• **Short problem**
Restate the listing that follows word for word, without its pictures.

——————————

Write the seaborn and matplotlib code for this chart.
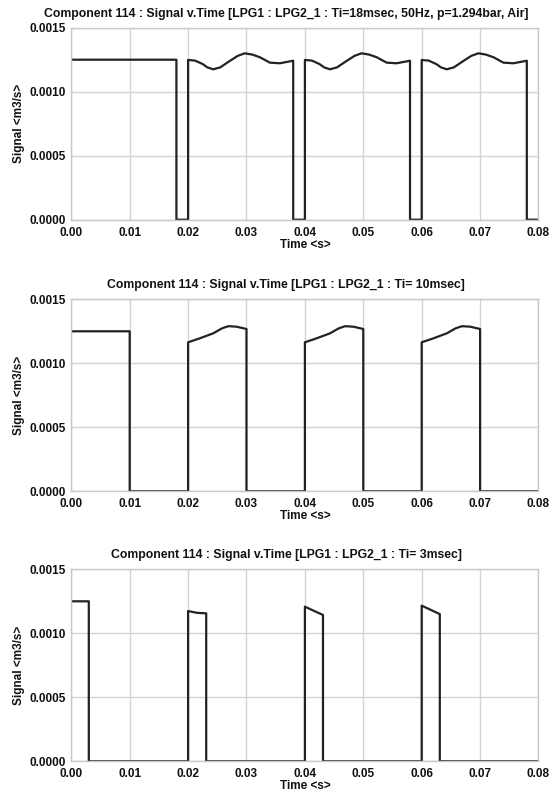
import matplotlib
matplotlib.use("Agg")
import matplotlib.pyplot as plt
from matplotlib.ticker import FormatStrFormatter, MultipleLocator
import seaborn as sns

# Ti = 18 msec, 50 Hz
t_18 = [0.0, 0.018, 0.018, 0.020, 0.020, 0.0212, 0.0225, 0.0233, 0.0243, 0.0255, 0.0272, 0.0285, 0.0297, 0.0310, 0.0323, 0.0340, 0.0357, 0.0380, 0.038,
        0.040, 0.040, 0.0412, 0.0425, 0.0433, 0.0443, 0.0455, 0.0472, 0.0485, 0.0497, 0.0510, 0.0523, 0.0540, 0.0557, 0.0580, 0.058,
        0.060, 0.060, 0.0612, 0.0625, 0.0633, 0.0643, 0.0655, 0.0672, 0.0685, 0.0697, 0.0710, 0.0723, 0.0740, 0.0757, 0.0780, 0.078, 0.080]
v_18 = [0.00125, 0.00125, 0.0, 0.0, 0.001248, 0.001243, 0.001216, 0.00119, 0.001175, 0.00119, 0.001242, 0.00128, 0.00130, 0.00129, 0.001269, 0.001227, 0.001222, 0.001242, 0.0,
        0.0, 0.001248, 0.001243, 0.001216, 0.00119, 0.001175, 0.00119, 0.001242, 0.00128, 0.00130, 0.00129, 0.001269, 0.001227, 0.001222, 0.001242, 0.0,
        0.0, 0.001248, 0.001243, 0.001216, 0.00119, 0.001175, 0.00119, 0.001242, 0.00128, 0.00130, 0.00129, 0.001269, 0.001227, 0.001222, 0.001242, 0.0, 0.0]

# Ti = 10 msec
t_10 = [0.0, 0.010, 0.010, 0.020, 0.020, 0.022, 0.0243, 0.0258, 0.0269, 0.0283, 0.0300, 0.030,
        0.040, 0.040, 0.042, 0.0443, 0.0458, 0.0469, 0.0483, 0.0500, 0.050,
        0.060, 0.060, 0.062, 0.0643, 0.0658, 0.0669, 0.0683, 0.0700, 0.070, 0.080]
v_10 = [0.00125, 0.00125, 0.0, 0.0, 0.001164, 0.001195, 0.001234, 0.001273, 0.00129, 0.001286, 0.001268, 0.0,
        0.0, 0.001164, 0.001195, 0.001234, 0.001273, 0.00129, 0.001286, 0.001268, 0.0,
        0.0, 0.001164, 0.001195, 0.001234, 0.001273, 0.00129, 0.001286, 0.001268, 0.0, 0.0]

# Ti = 3 msec
t_3 = [0.0, 0.003, 0.003, 0.020, 0.020, 0.0215, 0.0231, 0.0231,
       0.040, 0.040, 0.0431, 0.0431, 0.060, 0.060, 0.0631, 0.0631, 0.080]
v_3 = [0.00125, 0.00125, 0.0, 0.0, 0.001174, 0.00116, 0.001156, 0.0,
       0.0, 0.001208, 0.001143, 0.0, 0.0, 0.001216, 0.00115, 0.0, 0.0]

titles = ["Component 114 : Signal v.Time [LPG1 : LPG2_1 : Ti=18msec, 50Hz, p=1.294bar, Air]",
          "Component 114 : Signal v.Time [LPG1 : LPG2_1 : Ti= 10msec]",
          "Component 114 : Signal v.Time [LPG1 : LPG2_1 : Ti= 3msec]"]

sns.set_theme(style="whitegrid")
plt.rcParams['font.family'] = ['Liberation Sans', 'DejaVu Sans']
plt.rcParams['font.weight'] = 'bold'

fig = plt.figure(figsize=(5.6, 7.96), dpi=100)
bottoms = [0.7240, 0.3828, 0.0436]
series = [(t_18, v_18), (t_10, v_10), (t_3, v_3)]

for b, (t, v), title in zip(bottoms, series, titles):
    ax = fig.add_axes([0.1273, b, 0.8343, 0.2412])
    sns.lineplot(x=t, y=v, sort=False, estimator=None, ax=ax, color='#222222', linewidth=1.6)
    ax.set_xlim(0, 0.08)
    ax.set_ylim(0, 0.0015)
    ax.xaxis.set_major_locator(MultipleLocator(0.01))
    ax.yaxis.set_major_locator(MultipleLocator(0.0005))
    ax.xaxis.set_major_formatter(FormatStrFormatter('%.2f'))
    ax.yaxis.set_major_formatter(FormatStrFormatter('%.4f'))
    ax.grid(True, color='#d4d4d4', linewidth=1.0)
    for s in ax.spines.values():
        s.set_visible(True)
        s.set_color('#c8c8c8')
        s.set_linewidth(1.0)
    ax.tick_params(axis='both', labelsize=8.5, length=3, color='#c8c8c8', pad=1, labelcolor='#111111')
    ax.tick_params(axis='x', pad=2)
    for lbl in ax.get_xticklabels() + ax.get_yticklabels():
        lbl.set_fontweight('bold')
    # titles sit a bit left of the axes centre in the original
    ax.set_title(title, fontsize=8.8, fontweight='bold', color='#111111', pad=8, x=0.46)
    ax.set_xlabel("Time <s>", fontsize=8.5, fontweight='bold', color='#111111', labelpad=0)
    ax.set_ylabel("Signal <m3/s>", fontsize=8.5, fontweight='bold', color='#111111', labelpad=3)

fig.savefig("out.png", dpi=100)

——————————

• **Correct output**
Write the seaborn and matplotlib code for this chart.
import matplotlib
matplotlib.use("Agg")
import matplotlib.pyplot as plt
from matplotlib.ticker import FormatStrFormatter, MultipleLocator
import seaborn as sns

# Ti = 18 msec, 50 Hz
t_18 = [0.0, 0.018, 0.018, 0.020, 0.020, 0.0212, 0.0225, 0.0233, 0.0243, 0.0255, 0.0272, 0.0285, 0.0297, 0.0310, 0.0323, 0.0340, 0.0357, 0.0380, 0.038,
        0.040, 0.040, 0.0412, 0.0425, 0.0433, 0.0443, 0.0455, 0.0472, 0.0485, 0.0497, 0.0510, 0.0523, 0.0540, 0.0557, 0.0580, 0.058,
        0.060, 0.060, 0.0612, 0.0625, 0.0633, 0.0643, 0.0655, 0.0672, 0.0685, 0.0697, 0.0710, 0.0723, 0.0740, 0.0757, 0.0780, 0.078, 0.080]
v_18 = [0.00125, 0.00125, 0.0, 0.0, 0.001248, 0.001243, 0.001216, 0.00119, 0.001175, 0.00119, 0.001242, 0.00128, 0.00130, 0.00129, 0.001269, 0.001227, 0.001222, 0.001242, 0.0,
        0.0, 0.001248, 0.001243, 0.001216, 0.00119, 0.001175, 0.00119, 0.001242, 0.00128, 0.00130, 0.00129, 0.001269, 0.001227, 0.001222, 0.001242, 0.0,
        0.0, 0.001248, 0.001243, 0.001216, 0.00119, 0.001175, 0.00119, 0.001242, 0.00128, 0.00130, 0.00129, 0.001269, 0.001227, 0.001222, 0.001242, 0.0, 0.0]

# Ti = 10 msec
t_10 = [0.0, 0.010, 0.010, 0.020, 0.020, 0.022, 0.0243, 0.0258, 0.0269, 0.0283, 0.0300, 0.030,
        0.040, 0.040, 0.042, 0.0443, 0.0458, 0.0469, 0.0483, 0.0500, 0.050,
        0.060, 0.060, 0.062, 0.0643, 0.0658, 0.0669, 0.0683, 0.0700, 0.070, 0.080]
v_10 = [0.00125, 0.00125, 0.0, 0.0, 0.001164, 0.001195, 0.001234, 0.001273, 0.00129, 0.001286, 0.001268, 0.0,
        0.0, 0.001164, 0.001195, 0.001234, 0.001273, 0.00129, 0.001286, 0.001268, 0.0,
        0.0, 0.001164, 0.001195, 0.001234, 0.001273, 0.00129, 0.001286, 0.001268, 0.0, 0.0]

# Ti = 3 msec
t_3 = [0.0, 0.003, 0.003, 0.020, 0.020, 0.0215, 0.0231, 0.0231,
       0.040, 0.040, 0.0431, 0.0431, 0.060, 0.060, 0.0631, 0.0631, 0.080]
v_3 = [0.00125, 0.00125, 0.0, 0.0, 0.001174, 0.00116, 0.001156, 0.0,
       0.0, 0.001208, 0.001143, 0.0, 0.0, 0.001216, 0.00115, 0.0, 0.0]

titles = ["Component 114 : Signal v.Time [LPG1 : LPG2_1 : Ti=18msec, 50Hz, p=1.294bar, Air]",
          "Component 114 : Signal v.Time [LPG1 : LPG2_1 : Ti= 10msec]",
          "Component 114 : Signal v.Time [LPG1 : LPG2_1 : Ti= 3msec]"]

sns.set_theme(style="whitegrid")
plt.rcParams['font.family'] = ['Liberation Sans', 'DejaVu Sans']
plt.rcParams['font.weight'] = 'bold'

fig = plt.figure(figsize=(5.6, 7.96), dpi=100)
bottoms = [0.7240, 0.3828, 0.0436]
series = [(t_18, v_18), (t_10, v_10), (t_3, v_3)]

for b, (t, v), title in zip(bottoms, series, titles):
    ax = fig.add_axes([0.1273, b, 0.8343, 0.2412])
    sns.lineplot(x=t, y=v, sort=False, estimator=None, ax=ax, color='#222222', linewidth=1.6)
    ax.set_xlim(0, 0.08)
    ax.set_ylim(0, 0.0015)
    ax.xaxis.set_major_locator(MultipleLocator(0.01))
    ax.yaxis.set_major_locator(MultipleLocator(0.0005))
    ax.xaxis.set_major_formatter(FormatStrFormatter('%.2f'))
    ax.yaxis.set_major_formatter(FormatStrFormatter('%.4f'))
    ax.grid(True, color='#d4d4d4', linewidth=1.0)
    for s in ax.spines.values():
        s.set_visible(True)
        s.set_color('#c8c8c8')
        s.set_linewidth(1.0)
    ax.tick_params(axis='both', labelsize=8.5, length=3, color='#c8c8c8', pad=1, labelcolor='#111111')
    ax.tick_params(axis='x', pad=2)
    for lbl in ax.get_xticklabels() + ax.get_yticklabels():
        lbl.set_fontweight('bold')
    # titles sit a bit left of the axes centre in the original
    ax.set_title(title, fontsize=8.8, fontweight='bold', color='#111111', pad=8, x=0.46)
    ax.set_xlabel("Time <s>", fontsize=8.5, fontweight='bold', color='#111111', labelpad=0)
    ax.set_ylabel("Signal <m3/s>", fontsize=8.5, fontweight='bold', color='#111111', labelpad=3)

fig.savefig("out.png", dpi=100)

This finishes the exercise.